The new law also requires the school board to “adopt and maintain procedures to govern the conduct of the hearing.” It may be a private hearing or public, depending on the wishes of the employee.

Rawls said the hearing officers will review statements, events and decisions made by the superintendent if an employee makes an appeal.

“If they do, the entire case will go through a hearing officer,” the superintendent said, “and he may or may not talk to witnesses; he may just read the transcripts.”

Once all the evidence has been presented, Rawls said, the hearing officer will make a determination that will never go to the board.

The ruling could go a number of ways. The ruling could be in favor of the employee, in favor of the school system or somewhere in between.

“If neither one of us accepts it, we go to the next level, and that’s court,” he said.

And even though the school board has been removed to some degree from this process, the board does have the say so regarding the list and the set of procedures put in place.

“In other words, the school board can put in some structure for how the hearing should go,” Reynolds said. “So the school board does have some input.”

Rawls said there were some mixed feelings among board members, not just in Webster Parish, on having some of their authority stripped from them.
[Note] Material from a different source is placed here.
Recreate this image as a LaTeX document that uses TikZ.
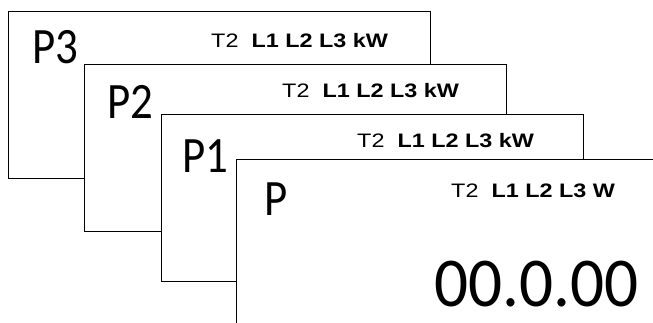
\documentclass[tikz,border=0pt]{standalone}
\usepackage{fontspec}
\usepackage{tikz}
\newfontfamily\bigfont[FakeStretch=0.88]{Carlito}
\newfontfamily\numfont[FakeStretch=0.96]{Carlito}
\newfontfamily\headfont[FakeStretch=1.2]{Liberation Sans}
\newcommand{\hdrline}[1]{T2\ \ \textbf{L1 L2 L3 #1}}
\tikzset{
	screen/.style={draw, line width=1.3pt, fill=white, anchor=north west,
		minimum width=422pt, minimum height=167pt, inner sep=0pt},
	pname/.style={anchor=base west, inner sep=0pt, font=\bigfont\fontsize{51}{51}\selectfont},
	phead/.style={anchor=base west, inner sep=0pt, font=\headfont\fontsize{19.5}{20}\selectfont},
}

\begin{document}
\begin{tikzpicture}[x=1pt, y=-1pt]
		\useasboundingbox (0,0) rectangle (653,322);
		\clip (0,0) rectangle (653,322);
		% Define nodes
		\node[screen]	(s3)	at (8,10.5)	{};
		\node[pname]	(n3)	at (32,63)	{P3};
		\node[phead]	(h3)	at (211,47)	{\hdrline{kW}};
		\node[screen]	(s2)	at (84,64)	{};
		\node[pname]	(n2)	at (107,118)	{P2};
		\node[phead]	(h2)	at (282,97)	{\hdrline{kW}};
		\node[screen]	(s1)	at (161,114)	{};
		\node[pname]	(n1)	at (182,172)	{P1};
		\node[phead]	(h1)	at (357,147)	{\hdrline{kW}};
		\node[screen]	(s0)	at (236,159)	{};
		\node[pname]	(n0)	at (264,215)	{P};
		\node[phead]	(h0)	at (451,197)	{\hdrline{W}};
		\node[anchor=base east, inner sep=0pt, font=\numfont\fontsize{70}{70}\selectfont]
			(val) at (639,306) {00.0.00};
\end{tikzpicture}
\end{document}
However, Reynolds said Act 570 was something he was told the “locals actually wanted.”

“I think it was a combined effort to put some structure into it – school board and teacher alike – to have recourse on whatever happened,” Reynolds said. “To a certain extent, it does take some of the politics out, but this is one of those things that gives more authority back to the locals.”

Rawls said these members are picked at random. The hearing officers, none of whom are from Webster Parish, are as follows: Joe Bleich of Ruston, Kent Breard Jr. of Monroe, retired judge Gay Gaskins of Shreveport, Billy J. Guin of Shreveport and Glen W. Strong of Oak Grove.